>> BEGIN Extracted information

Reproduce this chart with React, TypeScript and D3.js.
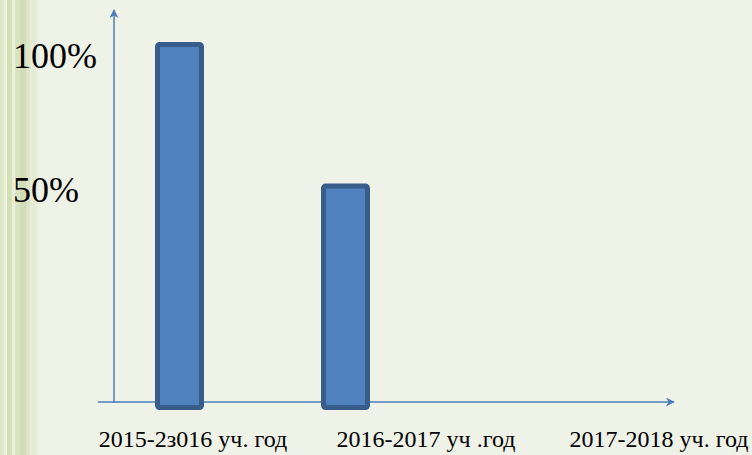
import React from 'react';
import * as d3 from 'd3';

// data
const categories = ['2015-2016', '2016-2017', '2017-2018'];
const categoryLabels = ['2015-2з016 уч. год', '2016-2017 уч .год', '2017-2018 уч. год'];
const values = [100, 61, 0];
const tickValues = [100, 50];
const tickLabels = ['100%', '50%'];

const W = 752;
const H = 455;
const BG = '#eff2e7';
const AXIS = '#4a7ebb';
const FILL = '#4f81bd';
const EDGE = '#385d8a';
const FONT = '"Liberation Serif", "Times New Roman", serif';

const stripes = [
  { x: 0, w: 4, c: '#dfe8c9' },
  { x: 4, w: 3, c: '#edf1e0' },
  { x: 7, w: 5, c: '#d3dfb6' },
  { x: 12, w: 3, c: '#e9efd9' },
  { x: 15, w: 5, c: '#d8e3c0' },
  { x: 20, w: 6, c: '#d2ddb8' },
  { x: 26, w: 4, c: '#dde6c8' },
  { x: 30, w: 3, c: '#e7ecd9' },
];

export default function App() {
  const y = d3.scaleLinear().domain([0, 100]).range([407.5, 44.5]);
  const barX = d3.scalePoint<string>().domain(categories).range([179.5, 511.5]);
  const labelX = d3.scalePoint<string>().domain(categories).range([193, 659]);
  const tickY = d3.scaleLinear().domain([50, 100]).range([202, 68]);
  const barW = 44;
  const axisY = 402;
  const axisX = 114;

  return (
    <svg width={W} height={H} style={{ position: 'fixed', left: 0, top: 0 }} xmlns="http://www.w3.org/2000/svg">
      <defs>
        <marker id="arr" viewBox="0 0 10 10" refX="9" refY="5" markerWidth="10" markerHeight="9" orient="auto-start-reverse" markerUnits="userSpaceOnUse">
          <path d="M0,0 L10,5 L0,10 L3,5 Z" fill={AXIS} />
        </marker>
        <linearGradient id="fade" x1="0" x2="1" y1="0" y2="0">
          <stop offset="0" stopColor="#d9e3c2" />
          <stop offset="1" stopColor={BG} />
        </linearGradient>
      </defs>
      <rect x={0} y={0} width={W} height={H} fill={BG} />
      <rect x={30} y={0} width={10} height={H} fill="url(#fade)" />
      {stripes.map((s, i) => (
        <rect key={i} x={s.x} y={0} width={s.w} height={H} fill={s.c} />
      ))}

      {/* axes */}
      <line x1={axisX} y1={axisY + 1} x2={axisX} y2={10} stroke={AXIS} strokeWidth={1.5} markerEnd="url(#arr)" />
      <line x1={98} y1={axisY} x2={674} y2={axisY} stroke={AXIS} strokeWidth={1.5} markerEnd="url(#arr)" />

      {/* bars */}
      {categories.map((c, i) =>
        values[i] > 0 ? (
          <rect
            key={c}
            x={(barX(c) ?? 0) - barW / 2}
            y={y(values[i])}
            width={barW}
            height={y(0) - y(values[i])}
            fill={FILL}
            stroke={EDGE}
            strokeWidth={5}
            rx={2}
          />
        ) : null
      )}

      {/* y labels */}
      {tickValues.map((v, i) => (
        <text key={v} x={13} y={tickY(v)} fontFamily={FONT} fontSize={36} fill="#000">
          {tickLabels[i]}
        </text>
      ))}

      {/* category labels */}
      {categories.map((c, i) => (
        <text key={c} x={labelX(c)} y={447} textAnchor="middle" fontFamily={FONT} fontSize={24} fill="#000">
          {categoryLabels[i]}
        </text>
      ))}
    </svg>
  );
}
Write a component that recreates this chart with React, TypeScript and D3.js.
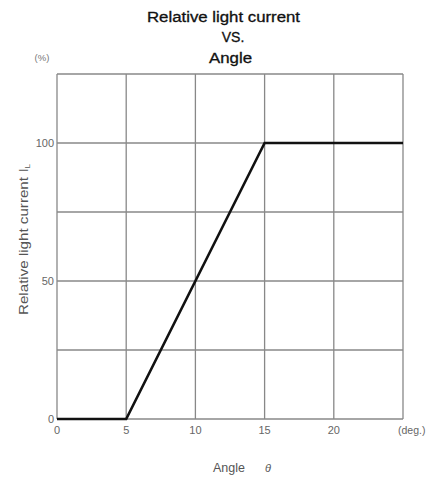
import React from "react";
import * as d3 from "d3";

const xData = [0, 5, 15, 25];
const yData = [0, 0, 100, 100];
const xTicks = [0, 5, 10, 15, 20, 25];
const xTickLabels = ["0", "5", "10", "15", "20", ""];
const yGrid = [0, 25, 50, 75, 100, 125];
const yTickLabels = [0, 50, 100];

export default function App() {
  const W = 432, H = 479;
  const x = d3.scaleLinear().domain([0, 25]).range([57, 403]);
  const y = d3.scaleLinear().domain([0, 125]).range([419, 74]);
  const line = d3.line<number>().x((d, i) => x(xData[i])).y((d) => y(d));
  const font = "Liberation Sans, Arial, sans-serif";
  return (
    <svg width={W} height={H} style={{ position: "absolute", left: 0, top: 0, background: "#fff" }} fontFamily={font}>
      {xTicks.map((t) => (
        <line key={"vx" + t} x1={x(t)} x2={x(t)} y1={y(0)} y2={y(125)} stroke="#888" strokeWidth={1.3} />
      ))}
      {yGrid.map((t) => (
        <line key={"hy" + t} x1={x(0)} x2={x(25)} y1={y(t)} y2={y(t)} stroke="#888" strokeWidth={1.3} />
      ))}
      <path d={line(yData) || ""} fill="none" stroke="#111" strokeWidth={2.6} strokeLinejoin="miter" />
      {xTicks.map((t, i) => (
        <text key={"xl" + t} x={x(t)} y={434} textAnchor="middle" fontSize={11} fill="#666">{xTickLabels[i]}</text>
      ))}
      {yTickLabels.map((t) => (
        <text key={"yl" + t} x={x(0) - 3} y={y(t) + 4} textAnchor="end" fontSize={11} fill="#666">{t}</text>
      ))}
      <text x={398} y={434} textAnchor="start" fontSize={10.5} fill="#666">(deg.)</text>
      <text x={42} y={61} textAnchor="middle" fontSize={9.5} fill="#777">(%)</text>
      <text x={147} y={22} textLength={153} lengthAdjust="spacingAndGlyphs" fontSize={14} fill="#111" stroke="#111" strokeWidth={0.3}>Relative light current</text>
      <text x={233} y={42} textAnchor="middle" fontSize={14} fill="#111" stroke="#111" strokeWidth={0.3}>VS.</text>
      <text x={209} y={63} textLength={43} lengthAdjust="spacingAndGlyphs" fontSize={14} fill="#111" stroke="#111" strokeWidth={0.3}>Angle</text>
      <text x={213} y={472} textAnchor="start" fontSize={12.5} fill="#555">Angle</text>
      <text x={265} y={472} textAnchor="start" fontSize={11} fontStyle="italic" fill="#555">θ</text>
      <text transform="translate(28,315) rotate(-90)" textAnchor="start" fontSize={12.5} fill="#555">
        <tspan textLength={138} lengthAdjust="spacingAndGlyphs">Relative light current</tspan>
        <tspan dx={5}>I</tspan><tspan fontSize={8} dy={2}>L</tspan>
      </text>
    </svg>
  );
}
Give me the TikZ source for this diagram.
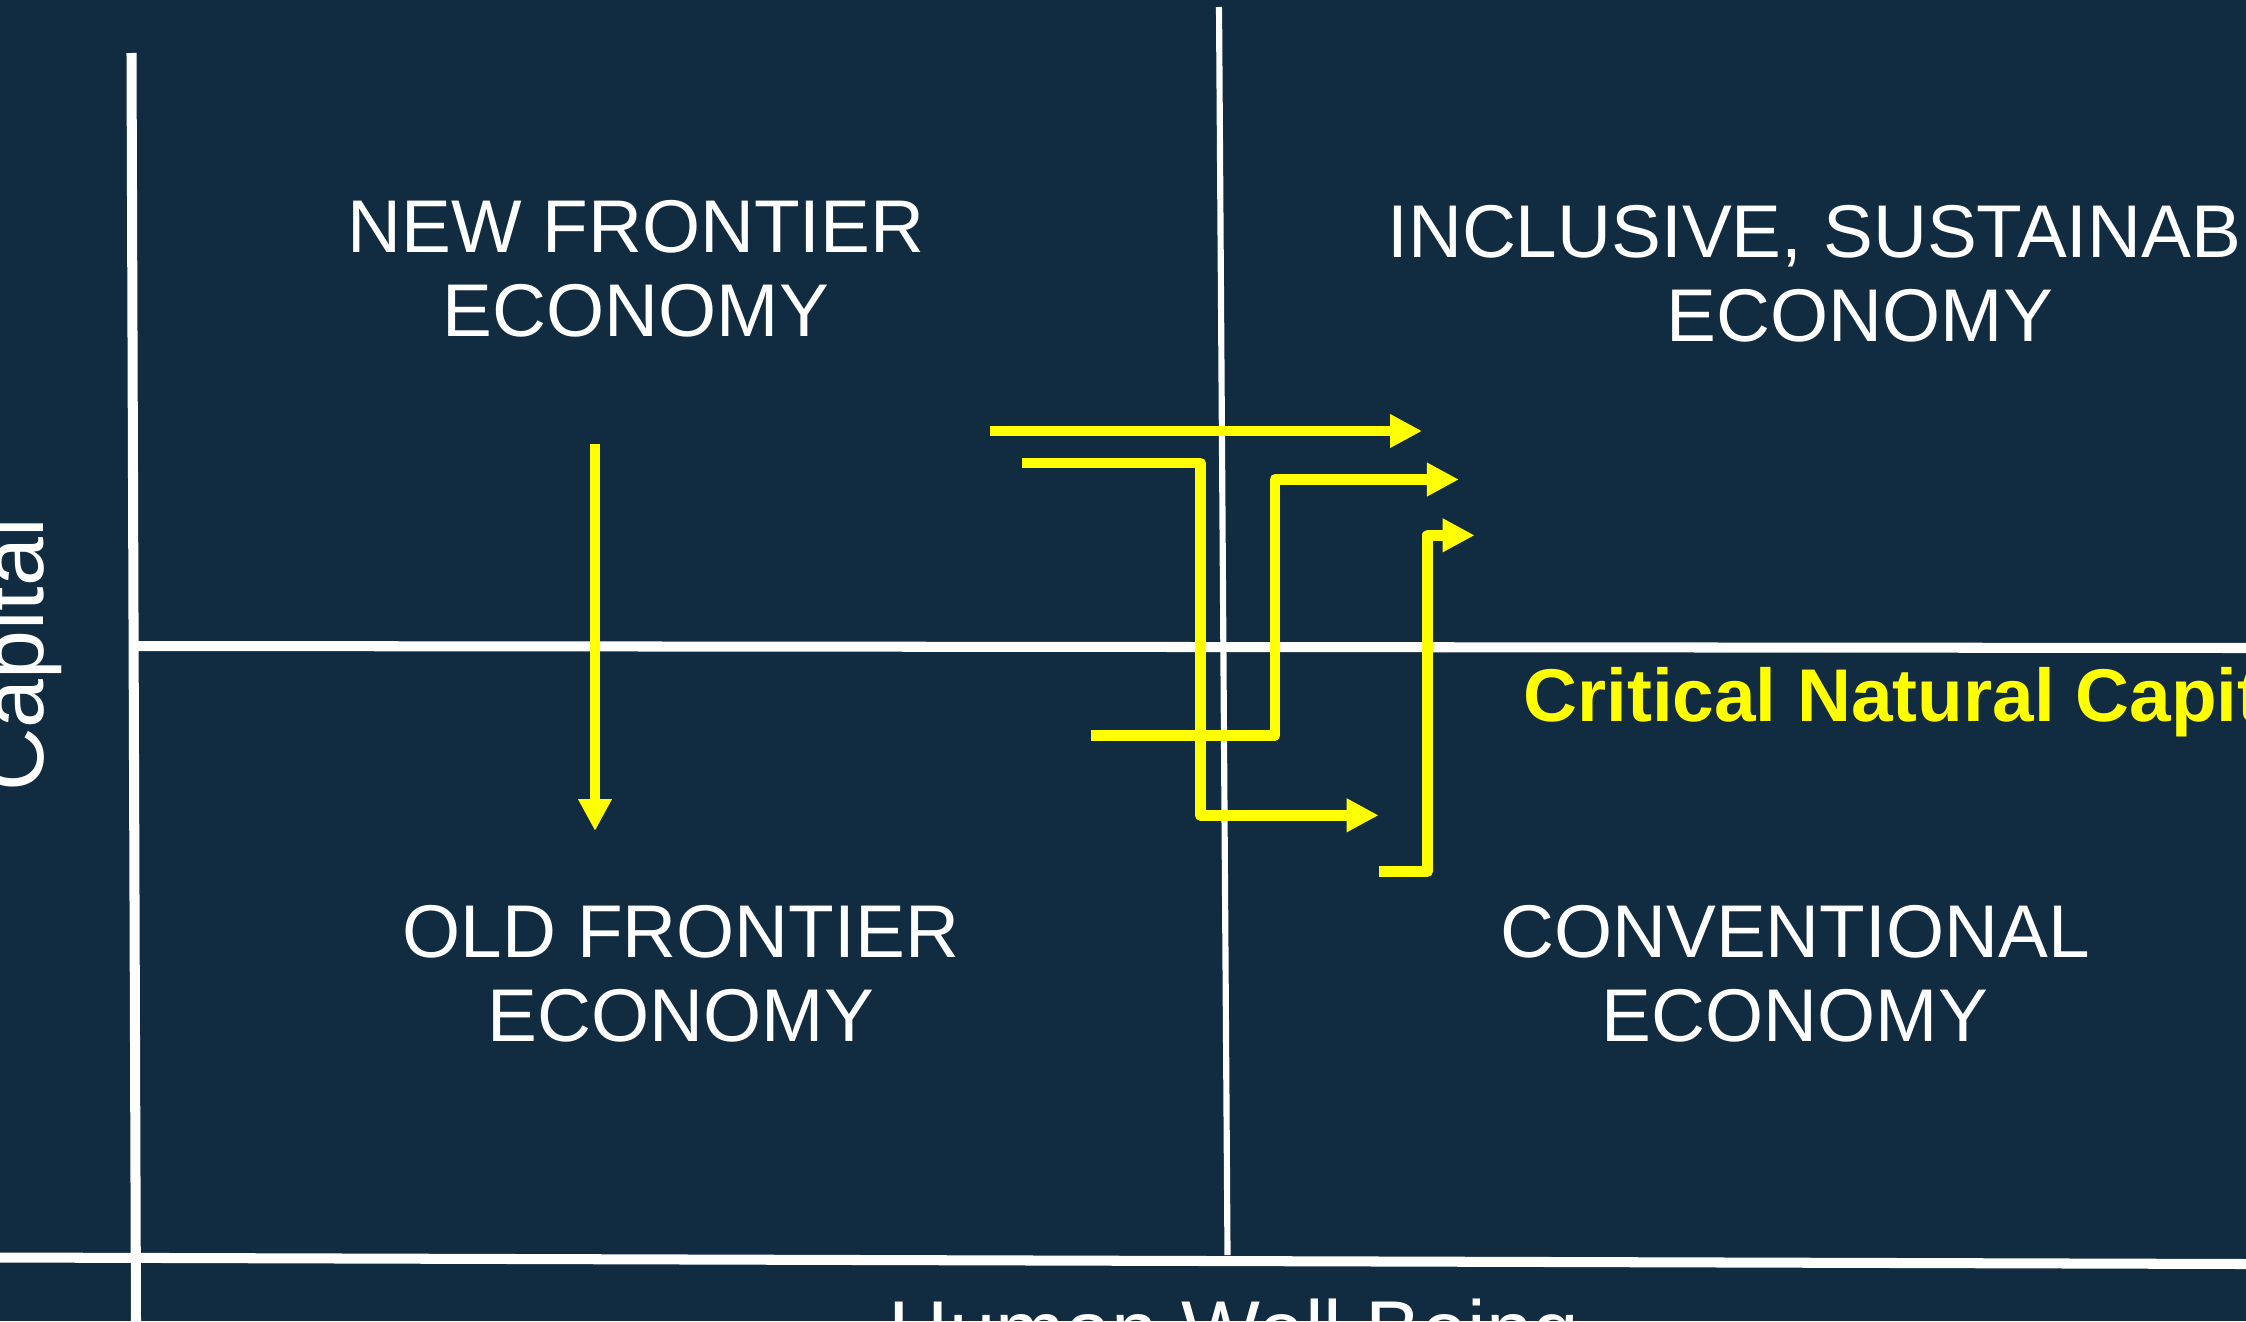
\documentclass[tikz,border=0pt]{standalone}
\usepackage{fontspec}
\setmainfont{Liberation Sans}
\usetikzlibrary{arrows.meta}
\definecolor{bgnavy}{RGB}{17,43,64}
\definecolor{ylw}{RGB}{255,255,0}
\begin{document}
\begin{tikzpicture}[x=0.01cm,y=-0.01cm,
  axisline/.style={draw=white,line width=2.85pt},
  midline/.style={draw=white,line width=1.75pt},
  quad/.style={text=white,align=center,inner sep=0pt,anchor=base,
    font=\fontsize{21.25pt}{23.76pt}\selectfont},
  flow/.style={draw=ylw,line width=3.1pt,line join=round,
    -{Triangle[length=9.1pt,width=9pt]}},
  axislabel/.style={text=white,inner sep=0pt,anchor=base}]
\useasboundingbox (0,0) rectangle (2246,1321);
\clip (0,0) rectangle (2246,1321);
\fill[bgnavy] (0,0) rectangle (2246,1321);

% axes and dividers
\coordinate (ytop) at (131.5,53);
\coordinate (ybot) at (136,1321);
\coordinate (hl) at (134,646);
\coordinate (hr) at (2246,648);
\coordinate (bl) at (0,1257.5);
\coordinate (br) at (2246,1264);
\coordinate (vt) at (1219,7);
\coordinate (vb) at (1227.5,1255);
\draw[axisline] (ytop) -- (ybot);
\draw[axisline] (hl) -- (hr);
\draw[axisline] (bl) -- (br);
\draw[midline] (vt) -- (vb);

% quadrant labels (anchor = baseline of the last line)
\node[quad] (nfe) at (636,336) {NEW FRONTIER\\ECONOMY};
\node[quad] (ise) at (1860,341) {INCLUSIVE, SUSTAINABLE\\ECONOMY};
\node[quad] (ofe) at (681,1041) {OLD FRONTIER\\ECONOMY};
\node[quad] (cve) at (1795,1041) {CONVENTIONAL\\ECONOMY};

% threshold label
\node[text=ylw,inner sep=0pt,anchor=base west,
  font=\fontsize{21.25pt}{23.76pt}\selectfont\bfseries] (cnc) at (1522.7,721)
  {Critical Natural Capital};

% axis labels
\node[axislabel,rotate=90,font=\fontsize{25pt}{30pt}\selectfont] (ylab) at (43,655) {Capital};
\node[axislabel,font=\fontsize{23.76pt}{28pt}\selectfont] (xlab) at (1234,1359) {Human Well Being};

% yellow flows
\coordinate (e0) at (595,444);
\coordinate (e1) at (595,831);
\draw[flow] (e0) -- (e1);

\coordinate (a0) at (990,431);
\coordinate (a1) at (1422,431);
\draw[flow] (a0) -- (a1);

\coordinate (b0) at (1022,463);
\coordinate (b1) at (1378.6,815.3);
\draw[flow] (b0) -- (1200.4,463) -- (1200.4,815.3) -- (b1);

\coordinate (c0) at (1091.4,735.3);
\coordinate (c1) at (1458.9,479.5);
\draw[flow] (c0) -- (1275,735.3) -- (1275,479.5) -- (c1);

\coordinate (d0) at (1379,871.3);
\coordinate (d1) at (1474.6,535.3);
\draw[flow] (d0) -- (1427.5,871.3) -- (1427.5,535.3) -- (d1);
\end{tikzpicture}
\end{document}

>> END Extracted information

## Instructions to follow
Reproduce the data above word for word from its first line through the line that holds "const axisX = 114;", both ends included; skip pictures.

## Exercise response
Reproduce this chart with React, TypeScript and D3.js.
import React from 'react';
import * as d3 from 'd3';

// data
const categories = ['2015-2016', '2016-2017', '2017-2018'];
const categoryLabels = ['2015-2з016 уч. год', '2016-2017 уч .год', '2017-2018 уч. год'];
const values = [100, 61, 0];
const tickValues = [100, 50];
const tickLabels = ['100%', '50%'];

const W = 752;
const H = 455;
const BG = '#eff2e7';
const AXIS = '#4a7ebb';
const FILL = '#4f81bd';
const EDGE = '#385d8a';
const FONT = '"Liberation Serif", "Times New Roman", serif';

const stripes = [
  { x: 0, w: 4, c: '#dfe8c9' },
  { x: 4, w: 3, c: '#edf1e0' },
  { x: 7, w: 5, c: '#d3dfb6' },
  { x: 12, w: 3, c: '#e9efd9' },
  { x: 15, w: 5, c: '#d8e3c0' },
  { x: 20, w: 6, c: '#d2ddb8' },
  { x: 26, w: 4, c: '#dde6c8' },
  { x: 30, w: 3, c: '#e7ecd9' },
];

export default function App() {
  const y = d3.scaleLinear().domain([0, 100]).range([407.5, 44.5]);
  const barX = d3.scalePoint<string>().domain(categories).range([179.5, 511.5]);
  const labelX = d3.scalePoint<string>().domain(categories).range([193, 659]);
  const tickY = d3.scaleLinear().domain([50, 100]).range([202, 68]);
  const barW = 44;
  const axisY = 402;
  const axisX = 114;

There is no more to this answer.